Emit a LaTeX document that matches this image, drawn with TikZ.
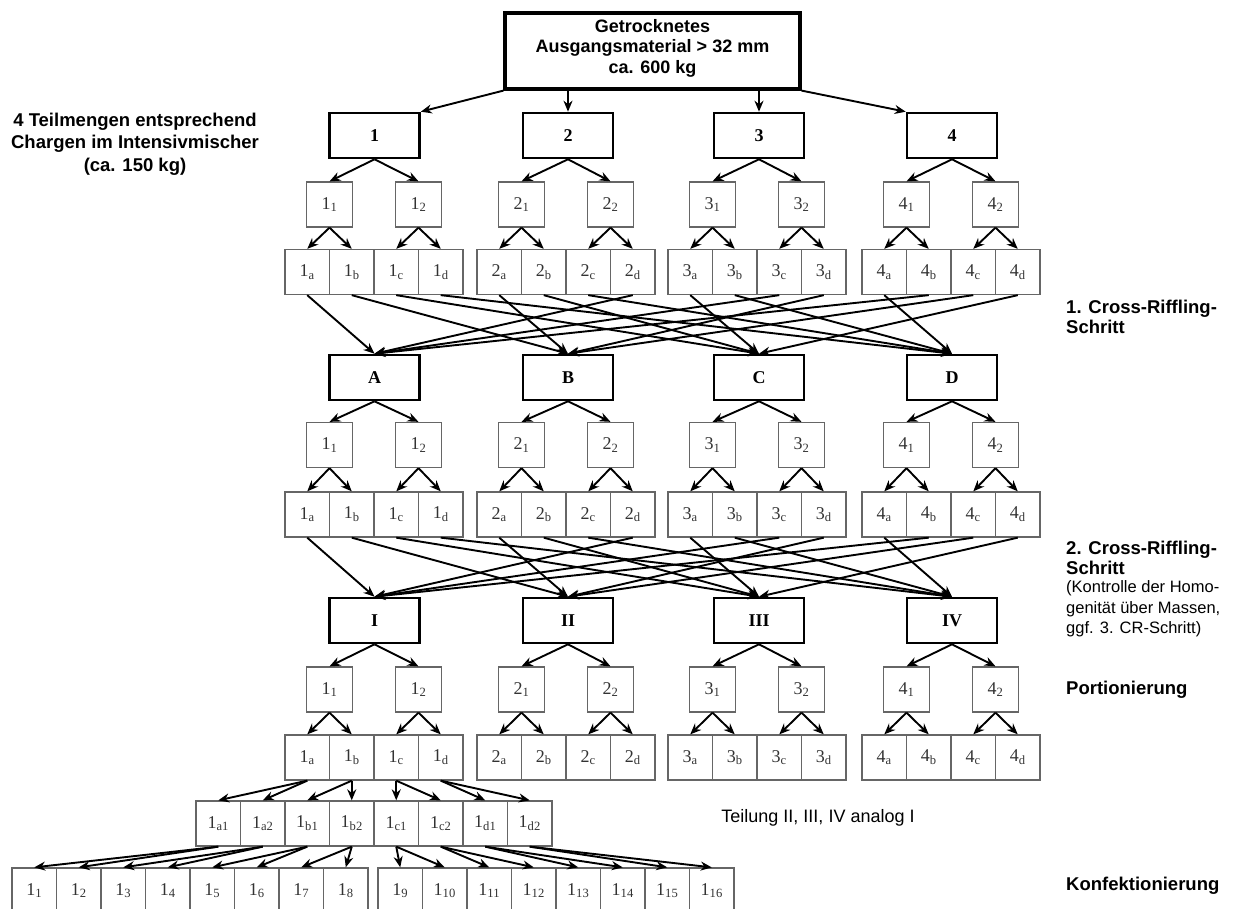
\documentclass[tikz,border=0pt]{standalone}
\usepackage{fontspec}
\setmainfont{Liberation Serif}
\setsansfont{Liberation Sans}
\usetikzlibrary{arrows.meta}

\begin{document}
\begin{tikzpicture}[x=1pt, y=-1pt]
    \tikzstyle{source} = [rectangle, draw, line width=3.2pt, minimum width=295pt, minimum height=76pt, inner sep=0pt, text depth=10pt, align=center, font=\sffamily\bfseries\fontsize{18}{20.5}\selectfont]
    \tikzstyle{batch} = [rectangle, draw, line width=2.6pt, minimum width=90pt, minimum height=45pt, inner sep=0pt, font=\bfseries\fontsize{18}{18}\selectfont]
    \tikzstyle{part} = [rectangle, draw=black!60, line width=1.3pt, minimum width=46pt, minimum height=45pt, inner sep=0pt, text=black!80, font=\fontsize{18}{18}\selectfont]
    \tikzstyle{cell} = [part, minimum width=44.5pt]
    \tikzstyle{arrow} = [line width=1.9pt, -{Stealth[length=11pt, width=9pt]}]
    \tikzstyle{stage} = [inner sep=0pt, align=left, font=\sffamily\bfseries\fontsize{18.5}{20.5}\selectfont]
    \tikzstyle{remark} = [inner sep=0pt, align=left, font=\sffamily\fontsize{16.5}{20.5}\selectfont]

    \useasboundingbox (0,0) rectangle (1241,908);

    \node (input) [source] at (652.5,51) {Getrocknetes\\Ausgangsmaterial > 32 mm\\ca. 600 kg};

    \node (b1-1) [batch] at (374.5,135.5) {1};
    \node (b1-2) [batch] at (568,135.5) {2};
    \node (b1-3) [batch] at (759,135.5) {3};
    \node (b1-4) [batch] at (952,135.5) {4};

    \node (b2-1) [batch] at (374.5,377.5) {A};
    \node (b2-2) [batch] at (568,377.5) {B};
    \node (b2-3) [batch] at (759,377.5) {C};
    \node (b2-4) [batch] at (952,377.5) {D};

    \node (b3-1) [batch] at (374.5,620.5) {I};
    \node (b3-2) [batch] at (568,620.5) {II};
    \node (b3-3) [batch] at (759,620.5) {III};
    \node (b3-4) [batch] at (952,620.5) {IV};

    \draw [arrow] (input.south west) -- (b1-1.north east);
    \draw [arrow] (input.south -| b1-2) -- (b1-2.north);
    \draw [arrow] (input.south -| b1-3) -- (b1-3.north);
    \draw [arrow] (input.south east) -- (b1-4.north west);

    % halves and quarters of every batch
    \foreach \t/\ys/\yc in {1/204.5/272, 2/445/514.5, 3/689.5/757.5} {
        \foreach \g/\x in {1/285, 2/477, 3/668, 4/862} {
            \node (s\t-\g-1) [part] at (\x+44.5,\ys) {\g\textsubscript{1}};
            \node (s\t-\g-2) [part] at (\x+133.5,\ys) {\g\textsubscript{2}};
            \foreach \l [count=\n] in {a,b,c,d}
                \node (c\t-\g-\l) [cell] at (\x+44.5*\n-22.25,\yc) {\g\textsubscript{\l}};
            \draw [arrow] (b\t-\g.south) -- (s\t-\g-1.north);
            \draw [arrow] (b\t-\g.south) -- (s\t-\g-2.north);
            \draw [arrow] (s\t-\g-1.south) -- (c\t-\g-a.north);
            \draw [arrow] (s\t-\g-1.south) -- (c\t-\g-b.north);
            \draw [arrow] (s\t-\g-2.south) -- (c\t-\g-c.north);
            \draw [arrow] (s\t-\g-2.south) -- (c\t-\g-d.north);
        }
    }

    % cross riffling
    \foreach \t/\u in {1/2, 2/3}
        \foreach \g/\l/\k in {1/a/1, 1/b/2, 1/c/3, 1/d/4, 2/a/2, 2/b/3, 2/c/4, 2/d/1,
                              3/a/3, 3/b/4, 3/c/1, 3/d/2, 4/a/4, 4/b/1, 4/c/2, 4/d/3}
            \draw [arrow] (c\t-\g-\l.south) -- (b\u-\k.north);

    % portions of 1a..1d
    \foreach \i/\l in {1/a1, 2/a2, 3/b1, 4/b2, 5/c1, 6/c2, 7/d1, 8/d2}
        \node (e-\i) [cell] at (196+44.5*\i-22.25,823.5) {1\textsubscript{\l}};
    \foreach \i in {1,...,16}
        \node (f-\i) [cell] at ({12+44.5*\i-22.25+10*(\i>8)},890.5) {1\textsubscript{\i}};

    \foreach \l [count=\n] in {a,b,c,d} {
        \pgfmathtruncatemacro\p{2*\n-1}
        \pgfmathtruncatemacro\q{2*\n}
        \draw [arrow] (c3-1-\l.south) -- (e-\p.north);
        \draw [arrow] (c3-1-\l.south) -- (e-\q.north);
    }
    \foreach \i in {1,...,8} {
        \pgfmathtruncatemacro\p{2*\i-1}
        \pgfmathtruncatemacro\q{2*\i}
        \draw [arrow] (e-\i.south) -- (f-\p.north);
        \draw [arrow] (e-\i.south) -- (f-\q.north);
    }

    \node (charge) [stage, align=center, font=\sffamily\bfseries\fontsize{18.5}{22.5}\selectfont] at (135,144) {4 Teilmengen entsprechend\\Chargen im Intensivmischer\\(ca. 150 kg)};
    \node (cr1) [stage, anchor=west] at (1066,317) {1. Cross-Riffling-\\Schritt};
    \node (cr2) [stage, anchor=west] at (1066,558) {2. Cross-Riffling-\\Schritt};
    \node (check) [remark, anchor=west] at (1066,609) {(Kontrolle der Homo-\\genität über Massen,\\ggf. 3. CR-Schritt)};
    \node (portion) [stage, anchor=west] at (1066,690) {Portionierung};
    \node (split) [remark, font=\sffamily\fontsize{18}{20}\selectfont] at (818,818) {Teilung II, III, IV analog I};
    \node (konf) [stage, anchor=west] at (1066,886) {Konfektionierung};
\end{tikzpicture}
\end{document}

(WHAT THE TASK REQUIRES): Every line above should be returned word for word, with the pictures left behind.

(CORRECT OUTPUT):
Emit a LaTeX document that matches this image, drawn with TikZ.
\documentclass[tikz,border=0pt]{standalone}
\usepackage{fontspec}
\setmainfont{Liberation Serif}
\setsansfont{Liberation Sans}
\usetikzlibrary{arrows.meta}

\begin{document}
\begin{tikzpicture}[x=1pt, y=-1pt]
    \tikzstyle{source} = [rectangle, draw, line width=3.2pt, minimum width=295pt, minimum height=76pt, inner sep=0pt, text depth=10pt, align=center, font=\sffamily\bfseries\fontsize{18}{20.5}\selectfont]
    \tikzstyle{batch} = [rectangle, draw, line width=2.6pt, minimum width=90pt, minimum height=45pt, inner sep=0pt, font=\bfseries\fontsize{18}{18}\selectfont]
    \tikzstyle{part} = [rectangle, draw=black!60, line width=1.3pt, minimum width=46pt, minimum height=45pt, inner sep=0pt, text=black!80, font=\fontsize{18}{18}\selectfont]
    \tikzstyle{cell} = [part, minimum width=44.5pt]
    \tikzstyle{arrow} = [line width=1.9pt, -{Stealth[length=11pt, width=9pt]}]
    \tikzstyle{stage} = [inner sep=0pt, align=left, font=\sffamily\bfseries\fontsize{18.5}{20.5}\selectfont]
    \tikzstyle{remark} = [inner sep=0pt, align=left, font=\sffamily\fontsize{16.5}{20.5}\selectfont]

    \useasboundingbox (0,0) rectangle (1241,908);

    \node (input) [source] at (652.5,51) {Getrocknetes\\Ausgangsmaterial > 32 mm\\ca. 600 kg};

    \node (b1-1) [batch] at (374.5,135.5) {1};
    \node (b1-2) [batch] at (568,135.5) {2};
    \node (b1-3) [batch] at (759,135.5) {3};
    \node (b1-4) [batch] at (952,135.5) {4};

    \node (b2-1) [batch] at (374.5,377.5) {A};
    \node (b2-2) [batch] at (568,377.5) {B};
    \node (b2-3) [batch] at (759,377.5) {C};
    \node (b2-4) [batch] at (952,377.5) {D};

    \node (b3-1) [batch] at (374.5,620.5) {I};
    \node (b3-2) [batch] at (568,620.5) {II};
    \node (b3-3) [batch] at (759,620.5) {III};
    \node (b3-4) [batch] at (952,620.5) {IV};

    \draw [arrow] (input.south west) -- (b1-1.north east);
    \draw [arrow] (input.south -| b1-2) -- (b1-2.north);
    \draw [arrow] (input.south -| b1-3) -- (b1-3.north);
    \draw [arrow] (input.south east) -- (b1-4.north west);

    % halves and quarters of every batch
    \foreach \t/\ys/\yc in {1/204.5/272, 2/445/514.5, 3/689.5/757.5} {
        \foreach \g/\x in {1/285, 2/477, 3/668, 4/862} {
            \node (s\t-\g-1) [part] at (\x+44.5,\ys) {\g\textsubscript{1}};
            \node (s\t-\g-2) [part] at (\x+133.5,\ys) {\g\textsubscript{2}};
            \foreach \l [count=\n] in {a,b,c,d}
                \node (c\t-\g-\l) [cell] at (\x+44.5*\n-22.25,\yc) {\g\textsubscript{\l}};
            \draw [arrow] (b\t-\g.south) -- (s\t-\g-1.north);
            \draw [arrow] (b\t-\g.south) -- (s\t-\g-2.north);
            \draw [arrow] (s\t-\g-1.south) -- (c\t-\g-a.north);
            \draw [arrow] (s\t-\g-1.south) -- (c\t-\g-b.north);
            \draw [arrow] (s\t-\g-2.south) -- (c\t-\g-c.north);
            \draw [arrow] (s\t-\g-2.south) -- (c\t-\g-d.north);
        }
    }

    % cross riffling
    \foreach \t/\u in {1/2, 2/3}
        \foreach \g/\l/\k in {1/a/1, 1/b/2, 1/c/3, 1/d/4, 2/a/2, 2/b/3, 2/c/4, 2/d/1,
                              3/a/3, 3/b/4, 3/c/1, 3/d/2, 4/a/4, 4/b/1, 4/c/2, 4/d/3}
            \draw [arrow] (c\t-\g-\l.south) -- (b\u-\k.north);

    % portions of 1a..1d
    \foreach \i/\l in {1/a1, 2/a2, 3/b1, 4/b2, 5/c1, 6/c2, 7/d1, 8/d2}
        \node (e-\i) [cell] at (196+44.5*\i-22.25,823.5) {1\textsubscript{\l}};
    \foreach \i in {1,...,16}
        \node (f-\i) [cell] at ({12+44.5*\i-22.25+10*(\i>8)},890.5) {1\textsubscript{\i}};

    \foreach \l [count=\n] in {a,b,c,d} {
        \pgfmathtruncatemacro\p{2*\n-1}
        \pgfmathtruncatemacro\q{2*\n}
        \draw [arrow] (c3-1-\l.south) -- (e-\p.north);
        \draw [arrow] (c3-1-\l.south) -- (e-\q.north);
    }
    \foreach \i in {1,...,8} {
        \pgfmathtruncatemacro\p{2*\i-1}
        \pgfmathtruncatemacro\q{2*\i}
        \draw [arrow] (e-\i.south) -- (f-\p.north);
        \draw [arrow] (e-\i.south) -- (f-\q.north);
    }

    \node (charge) [stage, align=center, font=\sffamily\bfseries\fontsize{18.5}{22.5}\selectfont] at (135,144) {4 Teilmengen entsprechend\\Chargen im Intensivmischer\\(ca. 150 kg)};
    \node (cr1) [stage, anchor=west] at (1066,317) {1. Cross-Riffling-\\Schritt};
    \node (cr2) [stage, anchor=west] at (1066,558) {2. Cross-Riffling-\\Schritt};
    \node (check) [remark, anchor=west] at (1066,609) {(Kontrolle der Homo-\\genität über Massen,\\ggf. 3. CR-Schritt)};
    \node (portion) [stage, anchor=west] at (1066,690) {Portionierung};
    \node (split) [remark, font=\sffamily\fontsize{18}{20}\selectfont] at (818,818) {Teilung II, III, IV analog I};
    \node (konf) [stage, anchor=west] at (1066,886) {Konfektionierung};
\end{tikzpicture}
\end{document}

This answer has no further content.